Category: Finance,Retail

"People talk about the cashless society for real reasons. There is real new technology that is coming into the market," Phillip Cook said. "But there is an interesting, false correlation where people say, 'Look, Brink's is not able to grow like they used to because people are not using cash anymore," Cook said.

Conversion to mobile payments "won't just happen overnight," Brink's CEO Pertz said.

Alphabet CEO Sundar Pichai remarked on the tech giant's recent earnings call that a big growth opportunity is payments in emerging markets. "We do see unique opportunities in these markets ... payments as a good example. And you've seen us address that exclusively with Google Tez in India. And so we will look to do more like that. ... There is a lot of innovation, which is going to happen from these countries, both for their own markets and for the world beyond. And we want to be in a position to do that well."

Apple Pay has been dogged by criticism about a much slower-than-expected adoption rate — "a hell of a lot slower" than anticipated, Pertz said — but its use tripled in Apple's most recent reported quarter from a year ago.
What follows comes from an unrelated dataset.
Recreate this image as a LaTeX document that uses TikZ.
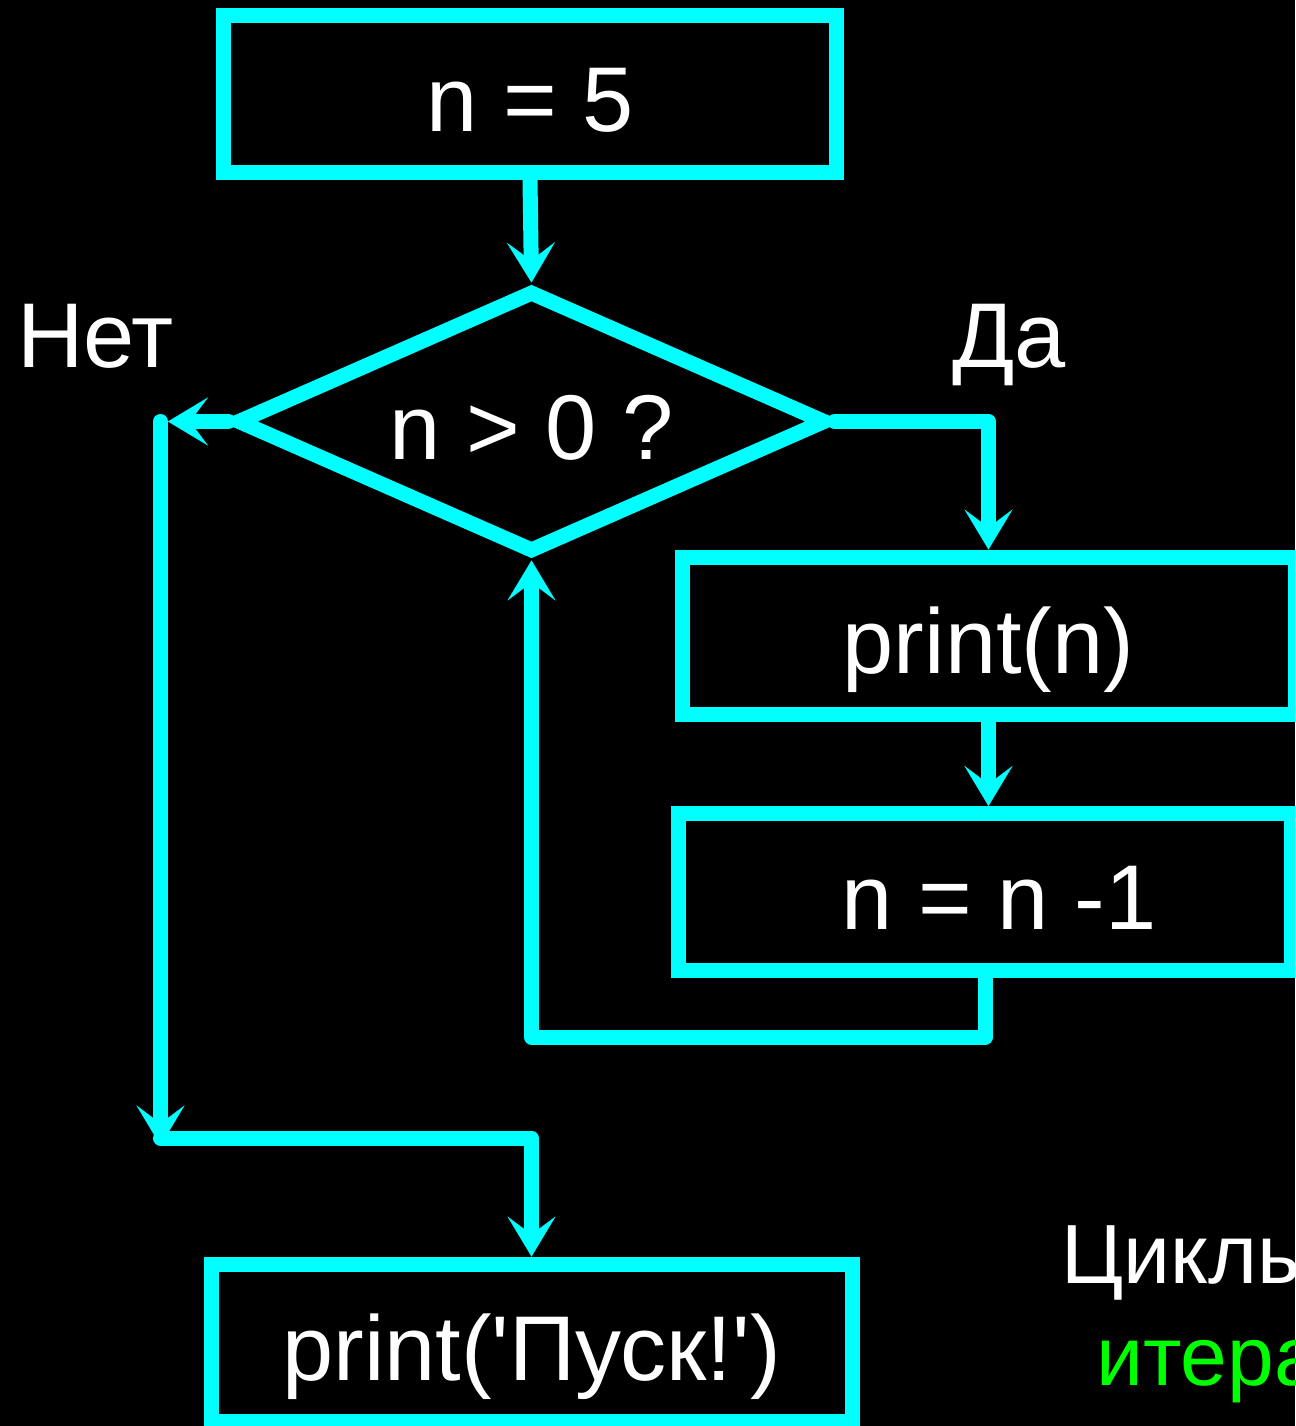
\documentclass[tikz,border=0pt]{standalone}
\usepackage{fontspec}
\setmainfont{Liberation Sans}[Ligatures=TeXOff]
\usetikzlibrary{arrows.meta,shapes.geometric}
\definecolor{flowcyan}{RGB}{0,255,255}
\definecolor{flowgreen}{RGB}{0,255,0}
\tikzset{
  bigtext/.style={text=white, font=\fontsize{69}{80}\selectfont, inner sep=0pt},
  box/.style={bigtext, draw=flowcyan, line width=11.25pt, fill=black,
    text height=57pt, text depth=0pt},
  decision/.style={box, diamond, shape aspect=2.247},
  conn/.style={draw=flowcyan, line width=11.25pt, line cap=round, line join=round},
  arr/.style={conn, -{Stealth[length=30pt, width=36pt, inset=13.5pt, line width=0.1pt]}},
  side/.style={bigtext, anchor=base west},
  note/.style={text=white, font=\fontsize{63}{72}\selectfont, inner sep=0pt, anchor=base west}
}
\begin{document}
\begin{tikzpicture}[x=0.75pt, y=-0.75pt]
  % page frame and black background
  \useasboundingbox (0,0) rectangle (1295,1426);
  \clip (0,0) rectangle (1295,1426);
  \fill[black] (0,0) rectangle (1295,1426);

  % flowchart blocks
  \node[box, minimum width=459.75pt, minimum height=118.1pt] (start) at (530,93.75) {n = 5};
  \node[decision, minimum width=443.25pt, minimum height=197.25pt] (cond) at (531.5,421.5) {n > 0 ?};
  \node[box, minimum width=459.75pt, minimum height=117.75pt] (show) at (988.5,635.5) {print(n)};
  \node[box, minimum width=459.4pt, minimum height=117.4pt] (decr) at (985.25,891.75) {\hspace*{21pt}n = n -1};
  \node[box, minimum width=480.75pt, minimum height=118.1pt] (finish) at (531.5,1342.75) {print('Пуск!')};

  % branch labels
  \node[side] (nolbl) at (17,367) {Нет};
  \node[side] (yeslbl) at (952,367) {Да};

  % bend points of the connectors
  \coordinate (yesC) at (cond.east -| show.north);
  \coordinate (noTop) at (160.5,421.5);
  \coordinate (noBot) at (160.5,1138);
  \coordinate (joinR) at (finish.north |- noBot);
  \coordinate (loopR) at (985.25,1037);
  \coordinate (loopL) at (cond.south |- loopR);

  % connectors
  \draw[arr] (start.south) -- (cond.north);
  \draw[arr] (cond.east) -- (yesC) -- (show.north);
  \draw[arr] (show.south) -- (show.south |- decr.north);
  \draw[arr] (decr.south) -- (loopR) -- (loopL) -- (cond.south);
  \draw[arr, shorten >=5.6pt] (cond.west) -- (noTop);
  \draw[arr, shorten >=-5.6pt] (noTop) -- (noBot);
  \draw[arr] (noBot) -- (joinR) -- (finish.north);

  % side note, running off the right edge
  \node[note] (cyc) at (1061,1283) {Циклы};
  \node[note, text=flowgreen] (iter) at (1096,1385) {итерации};
\end{tikzpicture}
\end{document}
Apple CEO Tim Cook called out Apple Pay's growth in the recent earnings: 24 global markets, 4,900 banking partners and "well over 1 billion transactions last quarter, triple the amount from just a year ago." Cook said it was more "mobile" transactions than "great companies" like PayPal are doing, but overall PayPal conducted 2.3 billion transactions in the quarter ended June 30. Gross payment volume at Square was over $21 billion in the second quarter.

PayPal's Schulman told the Times that "people are slowly but surely moving away from cash."
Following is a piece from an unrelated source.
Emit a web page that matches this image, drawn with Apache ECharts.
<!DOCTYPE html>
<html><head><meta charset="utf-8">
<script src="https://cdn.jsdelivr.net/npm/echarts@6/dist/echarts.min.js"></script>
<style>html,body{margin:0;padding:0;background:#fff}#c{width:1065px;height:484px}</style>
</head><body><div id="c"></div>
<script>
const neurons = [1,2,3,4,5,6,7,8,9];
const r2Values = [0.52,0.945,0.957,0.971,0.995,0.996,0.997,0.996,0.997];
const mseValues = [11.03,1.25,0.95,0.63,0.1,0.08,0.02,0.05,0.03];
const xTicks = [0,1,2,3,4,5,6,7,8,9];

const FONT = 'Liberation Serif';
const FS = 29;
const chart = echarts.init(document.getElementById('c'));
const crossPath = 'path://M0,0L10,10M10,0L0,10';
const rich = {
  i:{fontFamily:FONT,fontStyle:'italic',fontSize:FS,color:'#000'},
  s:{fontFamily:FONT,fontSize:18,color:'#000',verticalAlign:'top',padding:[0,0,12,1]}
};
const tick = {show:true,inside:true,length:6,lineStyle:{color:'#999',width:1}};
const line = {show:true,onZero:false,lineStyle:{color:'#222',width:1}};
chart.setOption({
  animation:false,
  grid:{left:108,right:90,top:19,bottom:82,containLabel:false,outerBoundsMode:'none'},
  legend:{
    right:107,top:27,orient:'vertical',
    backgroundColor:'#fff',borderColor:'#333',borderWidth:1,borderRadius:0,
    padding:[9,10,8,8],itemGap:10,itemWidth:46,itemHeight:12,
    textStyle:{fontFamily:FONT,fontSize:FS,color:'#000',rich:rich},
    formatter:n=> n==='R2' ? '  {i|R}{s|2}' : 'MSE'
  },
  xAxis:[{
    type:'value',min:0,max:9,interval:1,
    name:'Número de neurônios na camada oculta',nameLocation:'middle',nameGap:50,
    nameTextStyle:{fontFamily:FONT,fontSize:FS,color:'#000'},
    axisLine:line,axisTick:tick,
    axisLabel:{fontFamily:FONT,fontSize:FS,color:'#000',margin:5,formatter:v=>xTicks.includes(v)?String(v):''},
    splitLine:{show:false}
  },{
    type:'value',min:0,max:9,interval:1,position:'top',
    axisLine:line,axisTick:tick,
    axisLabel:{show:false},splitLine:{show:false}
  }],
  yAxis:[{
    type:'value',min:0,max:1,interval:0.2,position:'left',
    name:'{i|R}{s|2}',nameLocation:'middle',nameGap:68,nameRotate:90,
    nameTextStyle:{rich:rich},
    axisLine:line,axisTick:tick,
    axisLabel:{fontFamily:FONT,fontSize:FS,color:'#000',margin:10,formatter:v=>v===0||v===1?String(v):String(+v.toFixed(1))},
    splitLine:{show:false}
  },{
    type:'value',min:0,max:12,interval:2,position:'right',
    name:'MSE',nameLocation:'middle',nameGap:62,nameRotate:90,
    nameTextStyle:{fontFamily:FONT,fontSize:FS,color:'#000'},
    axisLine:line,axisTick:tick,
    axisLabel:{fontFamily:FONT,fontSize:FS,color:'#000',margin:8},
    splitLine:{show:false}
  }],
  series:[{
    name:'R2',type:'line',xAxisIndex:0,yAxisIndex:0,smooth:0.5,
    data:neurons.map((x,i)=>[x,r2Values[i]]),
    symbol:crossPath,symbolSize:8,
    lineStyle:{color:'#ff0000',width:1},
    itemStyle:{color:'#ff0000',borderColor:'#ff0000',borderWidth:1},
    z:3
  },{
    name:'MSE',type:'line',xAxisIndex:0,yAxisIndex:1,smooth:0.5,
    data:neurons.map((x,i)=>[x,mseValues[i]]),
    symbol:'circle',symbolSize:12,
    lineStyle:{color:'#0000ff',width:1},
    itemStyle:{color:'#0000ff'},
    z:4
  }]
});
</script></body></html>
"Maybe cash isn't shrinking, but is going to be gone in 20 years. I don't know when. Certainly long-, long-term there are headwinds," Phillip Cook said.
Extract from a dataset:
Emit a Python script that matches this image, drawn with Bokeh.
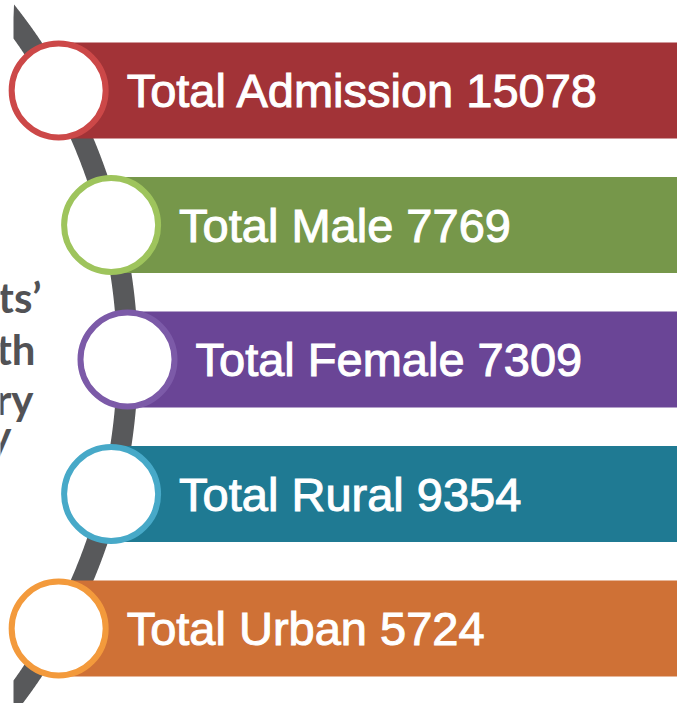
import numpy as np
from bokeh.plotting import figure
from bokeh.models import Range1d
from bokeh.core.properties import value
from bokeh.embed import file_html
from bokeh.resources import INLINE

# ---- data ----
labels = ["Total Admission", "Total Male", "Total Female", "Total Rural", "Total Urban"]
counts = [15078, 7769, 7309, 9354, 5724]
bar_colors = ["#A23337", "#76974A", "#6A4596", "#1F7A93", "#CF7136"]
ring_colors = ["#CC4848", "#9EC45C", "#7C5AA8", "#47A9C8", "#F39A3C"]
side_words = ["Students\u2019", "with", "Category", "Summary"]

# ---- layout ----
W, H = 677, 703

p = figure(width=W, height=H, x_range=Range1d(0, W), y_range=Range1d(H, 0),
           output_backend="svg", toolbar_location=None, min_border=0)
p.axis.visible = False
p.grid.visible = False
p.outline_line_color = None
p.background_fill_color = "white"
p.border_fill_color = "white"

# cut-off side caption on the left
side_right = [41, 35, 33, 11]
side_base = [296, 348, 398, 434]
p.text(x=side_right, y=side_base, text=side_words, text_align="right",
       text_baseline="alphabetic", text_font=value("Lato"), text_font_style="bold",
       text_font_size="42px", text_color="#525255")

# curved timeline band (arc of a large circle)
R, cy, half = 560.0, 359.0, 10.5
cx = 127.0 - R
x_min = 13.0
th = np.linspace(-0.8, 0.8, 800)
ro, ri = R + half, R - half
ox, oy = cx + ro * np.cos(th), cy + ro * np.sin(th)
ix, iy = cx + ri * np.cos(th), cy + ri * np.sin(th)
keep = ox >= x_min
ox, oy = ox[keep], oy[keep]
ix, iy = np.maximum(ix[keep], x_min), iy[keep]
px = np.concatenate([ox, ix[::-1]])
py = np.concatenate([oy, iy[::-1]])
p.patch(px, py, fill_color="#58595B", line_color=None)

# rows
n = len(labels)
row_top = 42.0
row_step = 134.5
bar_h = 96.0
yc = np.array([row_top + bar_h / 2 + i * row_step for i in range(n)])
xc = cx + np.sqrt(R**2 - (yc - cy) ** 2)

p.quad(left=xc, right=[W + 5] * n, top=yc - bar_h / 2, bottom=yc + bar_h / 2,
       fill_color=bar_colors, line_color=None)

p.circle(x=xc, y=yc, radius=47, fill_color="white", line_color=ring_colors,
         line_width=6)

texts = [f"{l} {c}" for l, c in zip(labels, counts)]
p.text(x=xc + 68, y=yc, text=texts, text_align="left", text_baseline="middle",
       text_font=value("Liberation Sans"), text_font_size="47px",
       text_color="white", text_outline_color="white")

open("out.html", "w").write(file_html(p, INLINE))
Pertz is thinking in terms of multiyear financial targets rather than looking out decades.

World events also can send a sudden reminder of cash's critical role in the every day, even at a time of rapid innovation. "Look at Puerto Rico, where all the ATMs went down for days," Pertz said. "We rushed in with some competitors, truckloads of cash to help the society continue to operate. Federal regulation requires that all banks have a certain amount of cash available same day. They don't do that with cryptocurrency or Venmo cards," he said. "We're in a cash business today that's big."